Alongside the proposed Forum, the following actions will be carried out with our agency partners who deliver aspects of support:
- Continue engagement to ensure industry is clearly directed to support.
- Consider who might be best placed to deliver parts of a more joined-up, redesigned support landscape, deploying appropriate tools as required.
- Forge connections between EII and potential investment in innovative or advanced manufacturing.
- Promote consistency in quantification and appraisal: primary process energy efficiency and carbon emitted; heat recovery opportunities; other options to decarbonise.
- Ensure that enterprise agencies raise the profile of energy efficiency and decarbonisation policy as relationships are built with businesses.
- Consider which EII sites are also SME, and therefore potentially eligible for more assistance.
- Develop case studies where cost, energy and carbon savings have resulted from investment, or where benefits have stemmed from 'green branding' of industrial manufactured products.
- Explore options to research energy use in industrial processes, compared with premises.
4.4. Looking ahead
Feedback on the questions and next steps will allow us to prioritise actions before a Scottish EII Forum comes together, later in 2019. During the year ahead, we can forge links with other initiatives to progress matters that will encourage deeper decarbonisation.
Our strategic policies set a vision to decarbonise whilst enhancing economic output.
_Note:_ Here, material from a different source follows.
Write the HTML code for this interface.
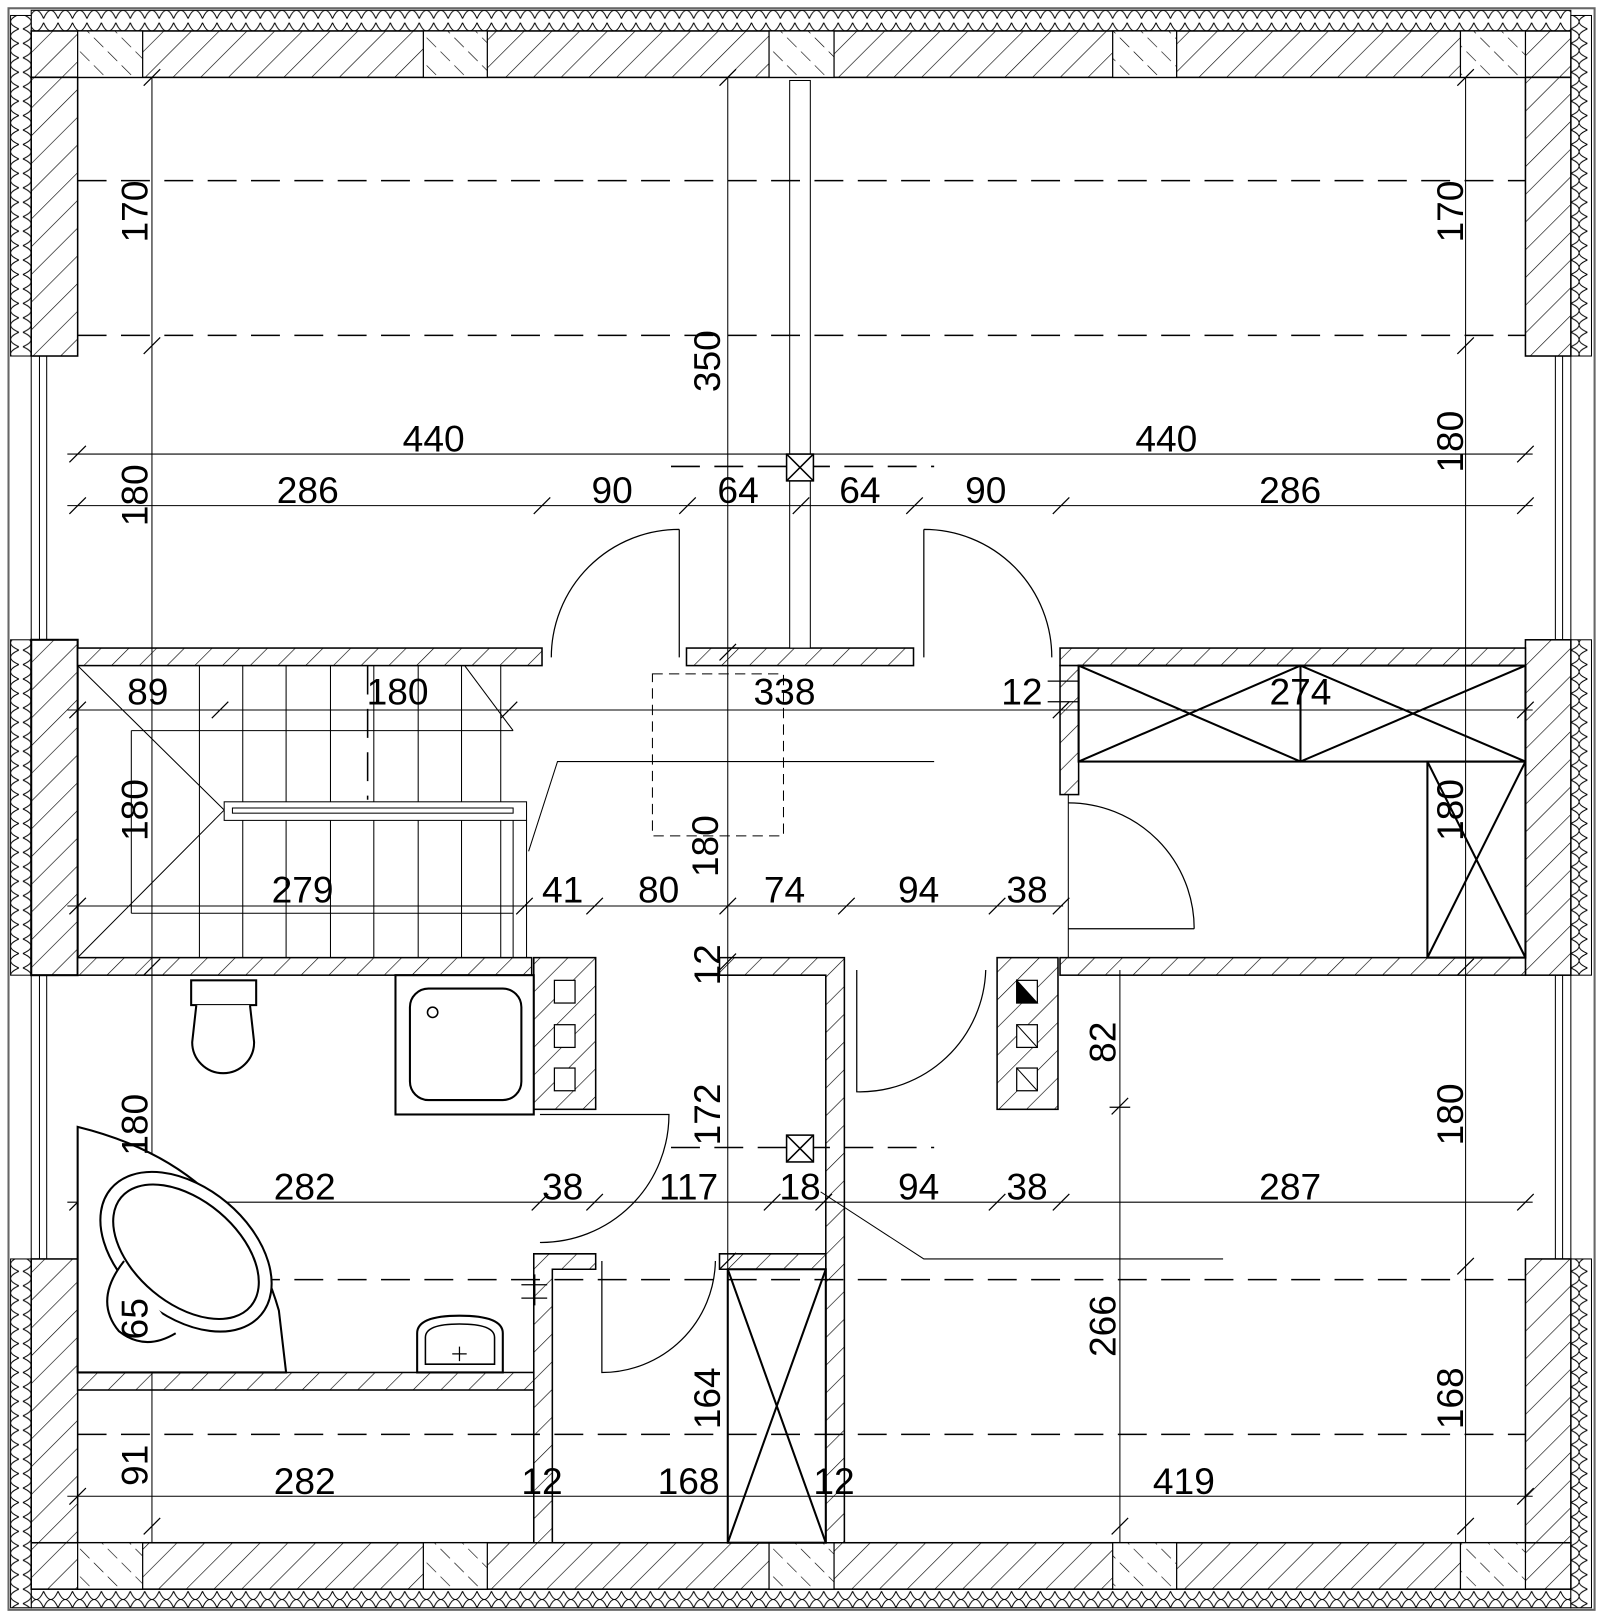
<!DOCTYPE html>
<html><head><meta charset="utf-8"><style>
html,body{margin:0;padding:0;background:#fff}
svg{display:block}
text{font-family:"Liberation Sans",sans-serif;font-size:36px;fill:#000;text-anchor:middle;dominant-baseline:central}
</style></head><body>
<svg width="1600" height="1616" viewBox="0 0 1550 1566" xmlns="http://www.w3.org/2000/svg">
<defs>
<pattern id="h" width="19" height="19" patternUnits="userSpaceOnUse" patternTransform="rotate(45)">
<rect width="19" height="19" fill="#fff"/><line x1="0" y1="0" x2="0" y2="19" stroke="#000" stroke-width="1.2"/></pattern>
<pattern id="h2" width="19" height="19" patternUnits="userSpaceOnUse" patternTransform="rotate(-45)">
<rect width="19" height="19" fill="#fff"/><line x1="0" y1="0" x2="0" y2="19" stroke="#000" stroke-width="1.2" stroke-dasharray="8 6"/></pattern>
<pattern id="ins" width="14" height="20" patternUnits="userSpaceOnUse">
<rect width="14" height="20" fill="#fff"/><path d="M0 2 Q7 18 14 2 M0 18 Q7 2 14 18" stroke="#000" fill="none" stroke-width="1"/></pattern>
<pattern id="insv" width="20" height="14" patternUnits="userSpaceOnUse">
<rect width="20" height="14" fill="#fff"/><path d="M2 0 Q18 7 2 14 M18 0 Q2 7 18 14" stroke="#000" fill="none" stroke-width="1"/></pattern>
</defs>
<g stroke="#000" fill="none">
<rect x="8" y="8" width="1537" height="1552" stroke="#666" stroke-width="2"/>
<rect x="30" y="10" width="1492" height="20" fill="url(#ins)"/>
<rect x="30" y="1540" width="1492" height="18" fill="url(#ins)"/>
<rect x="10" y="15" width="20" height="330" fill="url(#insv)"/>
<rect x="10" y="620" width="20" height="325" fill="url(#insv)"/>
<rect x="10" y="1220" width="20" height="338" fill="url(#insv)"/>
<rect x="1522" y="15" width="20" height="330" fill="url(#insv)"/>
<rect x="1522" y="620" width="20" height="325" fill="url(#insv)"/>
<rect x="1522" y="1220" width="20" height="338" fill="url(#insv)"/>
<rect x="30" y="30" width="1492" height="45" fill="url(#h)" stroke-width="1.5"/>
<rect x="30" y="1495" width="1492" height="45" fill="url(#h)" stroke-width="1.5"/>
<rect x="30" y="75" width="45" height="270" fill="url(#h)" stroke-width="1.5"/>
<rect x="1478" y="75" width="44" height="270" fill="url(#h)" stroke-width="1.5"/>
<rect x="30" y="620" width="45" height="325" fill="url(#h)" stroke-width="2"/>
<rect x="1478" y="620" width="44" height="325" fill="url(#h)" stroke-width="1.5"/>
<rect x="30" y="1220" width="45" height="275" fill="url(#h)" stroke-width="1.5"/>
<rect x="1478" y="1220" width="44" height="275" fill="url(#h)" stroke-width="1.5"/>
<g fill="url(#h2)" stroke-width="1.2">
<rect x="75" y="30" width="63" height="45"/><rect x="410" y="30" width="62" height="45"/><rect x="745" y="30" width="63" height="45"/><rect x="1078" y="30" width="62" height="45"/><rect x="1415" y="30" width="63" height="45"/>
<rect x="75" y="1495" width="63" height="45"/><rect x="410" y="1495" width="62" height="45"/><rect x="745" y="1495" width="63" height="45"/><rect x="1078" y="1495" width="62" height="45"/><rect x="1415" y="1495" width="63" height="45"/>
</g>
<g stroke-width="1"><rect x="30" y="345" width="15" height="275"/><line x1="38" y1="345" x2="38" y2="620"/>
<rect x="30" y="945" width="15" height="275"/><line x1="38" y1="945" x2="38" y2="1220"/>
<rect x="1507" y="345" width="15" height="275"/><line x1="1514" y1="345" x2="1514" y2="620"/>
<rect x="1507" y="945" width="15" height="275"/><line x1="1514" y1="945" x2="1514" y2="1220"/></g>
<g fill="url(#h)" stroke-width="1.5">
<rect x="75" y="628" width="450" height="17"/>
<rect x="665" y="628" width="220" height="17"/>
<rect x="1027" y="628" width="451" height="17"/>
<rect x="1027" y="645" width="18" height="125"/>
<rect x="75" y="928" width="440" height="17"/>
<rect x="1027" y="928" width="451" height="17"/>
<rect x="517" y="928" width="60" height="147"/>
<rect x="966" y="928" width="59" height="147"/>
<path d="M697 928 H818 V1495 H800 V945 H697 Z"/>
<path d="M697 1215 H800 V1230 H697 Z"/>
<path d="M517 1215 H577 V1230 H535 V1495 H517 Z"/>
<rect x="75" y="1330" width="442" height="17"/>
</g>
<rect x="765" y="78" width="20" height="550" fill="#fff" stroke-width="1"/>
<line x1="1035" y1="770" x2="1035" y2="928" stroke-width="1"/>
<g stroke-width="1.2" fill="#fff"><rect x="537" y="950" width="20" height="22"/><rect x="537" y="993" width="20" height="22"/><rect x="537" y="1035" width="20" height="22"/>
<rect x="985" y="950" width="20" height="22"/><rect x="985" y="993" width="20" height="22"/><rect x="985" y="1035" width="20" height="22"/></g>
<path d="M985 950 L1005 972 H985 Z" fill="#000"/>
<path d="M985 993 L1005 1015 M985 1035 L1005 1057" stroke-width="1"/>
<g stroke-width="2"><rect x="1045" y="645" width="433" height="93"/>
<path d="M1045 645 L1260 738 L1478 645 M1045 738 L1260 645 L1478 738 M1260 645 V738"/>
<rect x="1383" y="738" width="95" height="190"/><path d="M1383 738 L1478 928 M1478 738 L1383 928"/>
<rect x="705" y="1230" width="95" height="265"/><path d="M705 1230 L800 1495 M800 1230 L705 1495"/></g>
<g stroke-width="1.5" stroke-dasharray="28 14">
<line x1="75" y1="175" x2="1478" y2="175"/><line x1="75" y1="325" x2="1478" y2="325"/>
<line x1="75" y1="1240" x2="1478" y2="1240"/><line x1="75" y1="1390" x2="1478" y2="1390"/>
<line x1="650" y1="452" x2="905" y2="452"/><line x1="650" y1="1112" x2="905" y2="1112"/>
<line x1="356" y1="645" x2="356" y2="775"/>
</g>
<rect x="632" y="653" width="127" height="157" stroke-dasharray="10 6" stroke-width="1"/>
<g stroke-width="1.5" fill="#fff"><rect x="762" y="440" width="26" height="26"/><path d="M762 440 L788 466 M788 440 L762 466"/>
<rect x="762" y="1100" width="26" height="26"/><path d="M762 1100 L788 1126 M788 1100 L762 1126"/></g>
<g stroke-width="1">
<path d="M75 645 L217 785 L75 928"/>
<path d="M193 645V928 M235 645V928 M277 645V928 M320 645V928 M362 645V928 M405 645V928 M447 645V928 M485 645V928"/>
<path d="M127 708 H497 M127 885 H497 M127 708 V885"/>
<path d="M450 645 L497 708"/>
<rect x="217" y="777" width="293" height="18" fill="#fff"/><rect x="225" y="783" width="272" height="5"/>
<line x1="497" y1="795" x2="497" y2="928"/><line x1="510" y1="795" x2="510" y2="928"/>
<path d="M512 825 L540 738 H905"/>
<path d="M795 1155 L895 1220 H1185"/>
</g>
<g stroke-width="1">
<line x1="147" y1="75" x2="147" y2="1495"/><line x1="1420" y1="75" x2="1420" y2="1495"/>
<line x1="705" y1="75" x2="705" y2="1495"/><line x1="1085" y1="940" x2="1085" y2="1495"/>
<line x1="65" y1="440" x2="1485" y2="440"/><line x1="65" y1="490" x2="1485" y2="490"/>
<line x1="65" y1="688" x2="1485" y2="688"/><line x1="65" y1="878" x2="1030" y2="878"/>
<line x1="65" y1="1165" x2="1485" y2="1165"/><line x1="65" y1="1450" x2="1485" y2="1450"/>
<g stroke-width="1.2">
<path d="M67 448l16-16M67 498l16-16M517 498l16-16M658 498l16-16M768 498l16-16M878 498l16-16M1020 498l16-16M1470 498l16-16M1470 448l16-16M67 696l16-16M205 696l16-16M485 696l16-16M1020 696l16-16M1470 696l16-16M67 886l16-16M500 886l16-16M568 886l16-16M697 886l16-16M812 886l16-16M958 886l16-16M1020 886l16-16M67 1173l16-16M515 1173l16-16M568 1173l16-16M740 1173l16-16M790 1173l16-16M958 1173l16-16M1020 1173l16-16M1470 1173l16-16M67 1458l16-16M1470 1458l16-16"/>
<path d="M139 83l16-16M139 343l16-16M139 945l16-16M139 1235l16-16M139 1487l16-16M1412 83l16-16M1412 343l16-16M1412 945l16-16M1412 1235l16-16M1412 1487l16-16M697 83l16-16M697 640l16-16M697 940l16-16M697 1230l16-16M1077 1080l16-16M1077 1487l16-16"/>
<path d="M1075 1073h20M1015 660h30M1015 680h30M505 1245h25M505 1258h25M518 1235v30"/>
</g>
</g>
<g stroke-width="1.2">
<path d="M658 513 V637 M658 513 A124 124 0 0 0 534 637"/>
<path d="M895 513 V637 M895 513 A124 124 0 0 1 1019 637"/>
<path d="M1035 778 A122 122 0 0 1 1157 900 M1035 900 H1157"/>
<path d="M523 1080 H648 A124 124 0 0 1 523 1204"/>
<path d="M830 940 V1058 A122 122 0 0 0 955 940"/>
<path d="M583 1222 V1330 A110 110 0 0 0 693 1222"/>
</g>
<g stroke-width="2" fill="#fff">
<rect x="185" y="950" width="63" height="24"/>
<path d="M190 974 L186 1010 A30 30 0 0 0 246 1010 L242 974"/>
<rect x="383" y="945" width="134" height="135"/>
<rect x="397" y="958" width="108" height="108" rx="18"/>
<circle cx="419" cy="981" r="5" stroke-width="1.5"/>
<path d="M75 1092 V1330 H277 L270 1270 Q230 1130 75 1092 Z"/>
<ellipse cx="180" cy="1213" rx="95" ry="62" transform="rotate(40 180 1213)"/>
<ellipse cx="180" cy="1213" rx="82" ry="50" transform="rotate(40 180 1213)"/>
<path d="M120 1222 Q90 1260 115 1290 Q140 1310 170 1292"/>
<path d="M404 1330 V1292 Q404 1275 445 1275 Q487 1275 487 1292 V1330 Z"/>
<path d="M412 1322 V1296 Q412 1283 445 1283 Q479 1283 479 1296 V1322 Z" stroke-width="1.5"/>
<path d="M445 1305 v14 M438 1312 h14" stroke-width="1.2"/>
</g>
</g>
<g>
<text x="420" y="425">440</text><text x="1130" y="425">440</text>
<text x="298" y="475">286</text><text x="593" y="475">90</text><text x="715" y="475">64</text><text x="833" y="475">64</text><text x="955" y="475">90</text><text x="1250" y="475">286</text>
<text x="143" y="670">89</text><text x="385" y="670">180</text><text x="760" y="670">338</text><text x="990" y="670">12</text><text x="1260" y="670">274</text>
<text x="293" y="862">279</text><text x="545" y="862">41</text><text x="638" y="862">80</text><text x="760" y="862">74</text><text x="890" y="862">94</text><text x="995" y="862">38</text>
<text x="295" y="1150">282</text><text x="545" y="1150">38</text><text x="667" y="1150">117</text><text x="775" y="1150">18</text><text x="890" y="1150">94</text><text x="995" y="1150">38</text><text x="1250" y="1150">287</text>
<text x="295" y="1435">282</text><text x="525" y="1435">12</text><text x="667" y="1435">168</text><text x="808" y="1435">12</text><text x="1147" y="1435">419</text>
<text transform="translate(130,205) rotate(-90)">170</text>
<text transform="translate(1405,205) rotate(-90)">170</text>
<text transform="translate(685,350) rotate(-90)">350</text>
<text transform="translate(130,480) rotate(-90)">180</text>
<text transform="translate(1405,428) rotate(-90)">180</text>
<text transform="translate(130,785) rotate(-90)">180</text>
<text transform="translate(1405,785) rotate(-90)">180</text>
<text transform="translate(683,820) rotate(-90)">180</text>
<text transform="translate(685,935) rotate(-90)">12</text>
<text transform="translate(1068,1010) rotate(-90)">82</text>
<text transform="translate(685,1080) rotate(-90)">172</text>
<text transform="translate(130,1090) rotate(-90)">180</text>
<text transform="translate(1405,1080) rotate(-90)">180</text>
<text transform="translate(1068,1285) rotate(-90)">266</text>
<text transform="translate(130,1278) rotate(-90)">65</text>
<text transform="translate(685,1355) rotate(-90)">164</text>
<text transform="translate(1405,1355) rotate(-90)">168</text>
<text transform="translate(130,1420) rotate(-90)">91</text>
</g>
</svg>
</body></html>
Investing in industrial decarbonisation could provide a more sustainable future for manufacturing and, with the right infrastructure, and support from government, could attract new industries to Scotland. Securing investment to realise this opportunity has the potential to significantly boost local economies, supply chains and the overall competitiveness of Scotland's EII in their respective global markets.
Our vision – where Scottish industry has met its emissions reduction obligations whilst growing economic capacity – is ambitious. It is only by working in collaboration, over time, that we will build a support framework, then a detailed plan, to deliver this.